Ocalan calls Turkey-PKK conflict a blind war

The PKK leader blamed the Turkish State for the breakdown of a two years held peace negotiations and ceasefire that lasted between March 2013 and August 2015.
ERBIL, Kurdistan Region (Kurdistan24) – Imprisoned Kurdistan Workers’ Party (PKK) leader, Abdullah Ocalan, reportedly called the conflict between the group he founded and Turkey's troops "a blind war."
 
Turkish authorities allowed Mehmet Ocalan to visit his jailed brother and Kurdish leader for the first time in two years.
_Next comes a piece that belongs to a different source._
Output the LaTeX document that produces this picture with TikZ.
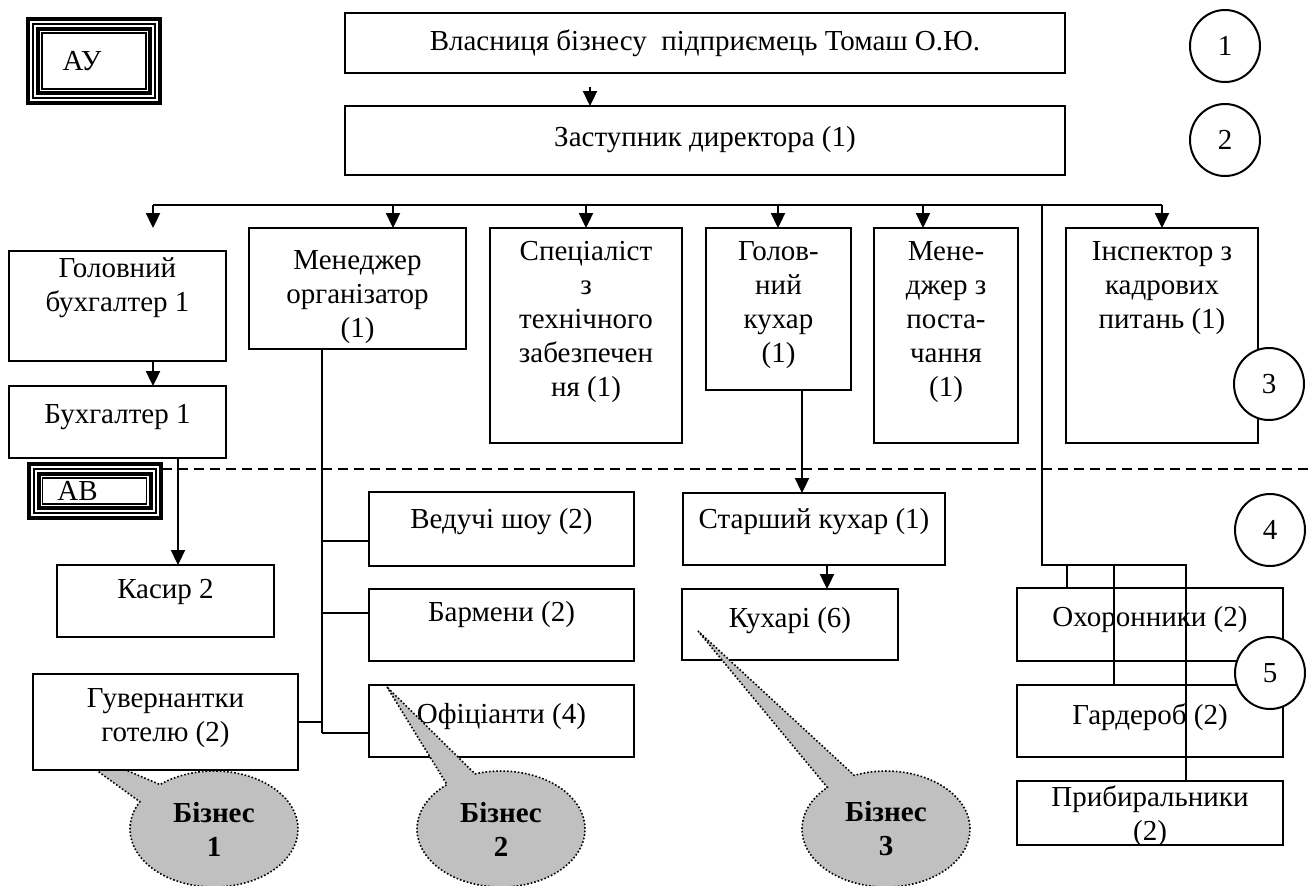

Abdullah Ocalan is serving a life sentence in the Imrali Island prison in northwestern Turkey.
 
Mehmet Ocalan spoke in front of hundreds of people, among them the 50 hunger-strikers, who gathered in the headquarters of the Congress for a Democratic Society (KCD), an umbrella organization of civic Kurdish groups in the city of Diyarbakir.
 
The PKK leader blamed the Turkish State for the breakdown of the two-year peace negotiations and ceasefire that lasted between March 2013 and August 2015.
 
"If the [Turkish] State was sincere, this many people would not have to die. If the State gives a signal [of peace], this problem will not persist," Ocalan was quoted by his brother.
 
Ocalan was last visited by a delegation of Turkey's pro-Kurdish Peoples’ Democratic Party (HDP) in April 2015.
 
"Let the State send two of its men. We can solve this problem in six months. This is a blind war. Let the bloodshed and tears stop," the Kurdish leader was quoted calling for a renewal of peace negotiations.
 
HDP politicians who make up the third largest block at the Turkish Parliament, as well as the PKK's military leadership based in Kurdish mountains, have been voicing strong concerns about Ocalan's life and health after an isolation that started in 1999. 
 
In the meantime, hunger-strikers who were demanding information on Ocalan's life and health announced an end to their strike that began on September 5 in Diyarbakir.